● **Provided data**
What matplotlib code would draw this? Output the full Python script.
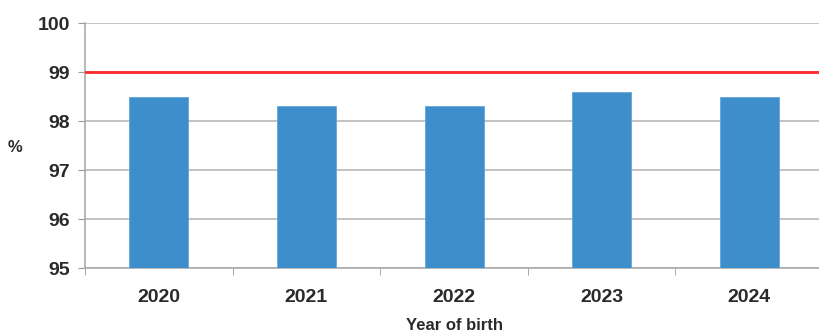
import matplotlib
matplotlib.use("Agg")
import matplotlib.pyplot as plt
import numpy as np

years = ["2020", "2021", "2022", "2023", "2024"]
coverage = [98.5, 98.3, 98.3, 98.6, 98.5]
target = 99
y_ticks = [95, 96, 97, 98, 99, 100]

plt.rcParams['font.family'] = ['Liberation Sans', 'DejaVu Sans']

fig = plt.figure(figsize=(8.19, 3.34), dpi=100)
ax = fig.add_axes([0.1038, 0.1976, 0.9012, 0.7334])

x = np.arange(len(years))
ax.bar(x, coverage, width=0.4, color="#3d8ecb", zorder=3, edgecolor="#62a6dc", linewidth=0.6)
ax.axhline(target, color="#ff2a2a", linewidth=2, zorder=4)

ax.set_ylim(95, 100)
ax.set_xlim(-0.5, len(years) - 0.5)
ax.set_yticks(y_ticks)
ax.set_yticklabels([str(t) for t in y_ticks], fontsize=14, fontweight="bold", color="#2a2a2a")
ax.yaxis.grid(True, color="#b8b8b8", linewidth=1.2, zorder=0)

ax.set_xticks(x)
ax.set_xticklabels(years, fontsize=14, fontweight="bold", color="#2a2a2a")
ax.set_xticks(np.arange(len(years) + 1) - 0.5, minor=True)
ax.tick_params(axis="x", which="major", length=0, pad=15)
ax.tick_params(axis="x", which="minor", length=5, color="#999999", direction="out")
ax.tick_params(axis="y", length=5, color="#999999", direction="out", pad=6)

for side in ("top", "right"):
    ax.spines[side].set_visible(False)
ax.spines["left"].set_color("#aaaaaa")
ax.spines["bottom"].set_color("#aaaaaa")
ax.spines["left"].set_linewidth(1.2)
ax.spines["bottom"].set_linewidth(1.2)

fig.text(15 / 819, 1 - 148 / 334, "%", fontsize=12, fontweight="bold",
         color="#2a2a2a", ha="center", va="center")
fig.text(455 / 819, 1 - 326 / 334, "Year of birth", fontsize=12, fontweight="bold",
         color="#2a2a2a", ha="center", va="center")

fig.savefig("out.png", dpi=100)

● **Task requirements**
Reproduce only the lines from the beginning of the data through the line that contains "ax = fig.add_axes([0.1038, 0.1976, 0.9012, 0.7334])", both included, and please drop the pictures.

● **Completed task**
What matplotlib code would draw this? Output the full Python script.
import matplotlib
matplotlib.use("Agg")
import matplotlib.pyplot as plt
import numpy as np

years = ["2020", "2021", "2022", "2023", "2024"]
coverage = [98.5, 98.3, 98.3, 98.6, 98.5]
target = 99
y_ticks = [95, 96, 97, 98, 99, 100]

plt.rcParams['font.family'] = ['Liberation Sans', 'DejaVu Sans']

fig = plt.figure(figsize=(8.19, 3.34), dpi=100)
ax = fig.add_axes([0.1038, 0.1976, 0.9012, 0.7334])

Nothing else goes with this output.